Setting an example on customer service is very important, and working along side the new employees, shows you care. It is not always a stress-free workplace, but it can be reduced to a very manageable level by weeding out the complainers if you can.

Christina Ellwood
Christina Ellwood
3 years 5 months ago

#8. Keep it off the sales floor. Never gossip or discuss people or issues on the sales floor.

While drama will happen wherever people come together, it need not happen in front of customers.

Mel Kleiman

Love the suggestions, love holding people accountable. Love setting expectations. Yes, if you do what is suggested above, you will have a smoother operation. But NO, drama will not go away.

It all starts with hiring people who take responsibility for their actions and come to work with a positive mental attitude.

Doug Fleener

Thanks everybody for your insight. The guidelines by themselves won’t change behaviors, but you can’t can change behaviors without first setting expectations what is and is not acceptable. That to me is the missing piece in my stores, and that’s what I was hoping to provide.

What’s funny is the sign I provided became the number one downloaded item in my 11 years of doing this. It’s clearly an issue for retailers.

Dave Wendland

Although I’m not condoning “drama” per se, I do think that the best retail staffs are performers. And, if I had my druthers, I’d hire only improvisational actors. Adjusting to the twists and turns of retail requires quick-thinking, engaging, and lively staff – in other words, improvisation.

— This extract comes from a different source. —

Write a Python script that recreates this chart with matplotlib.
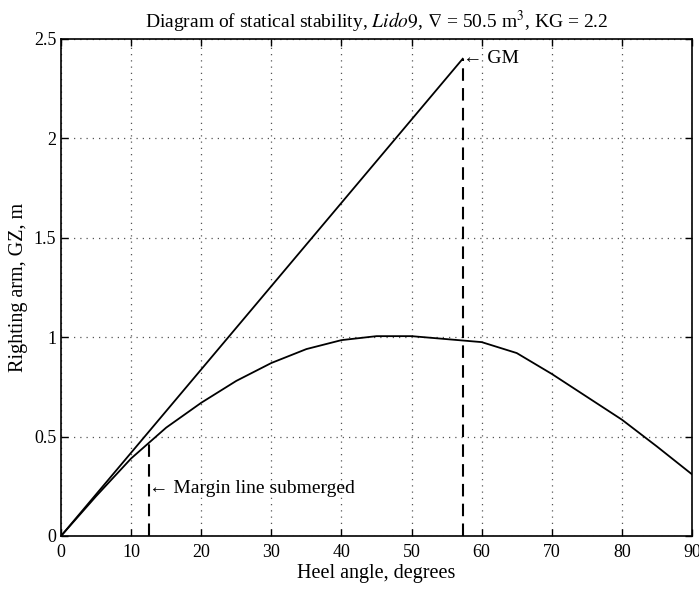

If retail is truly a stage, then some drama cannot be avoided on or off the floor. What should be perhaps considered at retail is surrounding sales clerks with better directors.

Don Uselmann
Don Uselmann
3 years 5 months ago

I love the spirit behind the guidelines, but posting them on a wall or publishing in a handbook is probably not a cure for what is a problem with the culture. That, as others have said, is established by leadership. I just finished a good book related to this subject: “The Manger’s Book of Decencies” by Steve Harrison.

Mark Price

Store associates are people, and people have conflicts and issues with each other. That fact cannot be changed. But values, as outlined above, are a good start to limit the impact of these conflicts and issues and make sure that they are speedily resolved.

I do not agree about not sharing personal problems at work — I think that by sharing what is going on outside of work, we gain perspective on the other person, and perhaps a bit of empathy.

Alan Cooper
Alan Cooper
3 years 5 months ago

We can break this down into two parts – drama from employees and drama from customers. You control who you hire. It is your job to optimize the hiring process and select employees who are a lower risk of drama. Granted, no one’s perfect and personal situations happen. Once the right hires are made, a solid onboarding, development and feedback program make for smoother transitions.

As for customers, a large customer base is usually a normally distributed population and customers “outside of 2 or 3 standard deviations” will appear from time to time. Sometimes, you’re just out-of-stock of something. Sometimes, products don’t perform as expected. Sometimes, customers bump into one another in the store and are belligerent. Sometimes, lines are long and you’re short-staffed. How it affects your business and loyalty long-term is a function of leadership, training and the culture you as a leader, have created.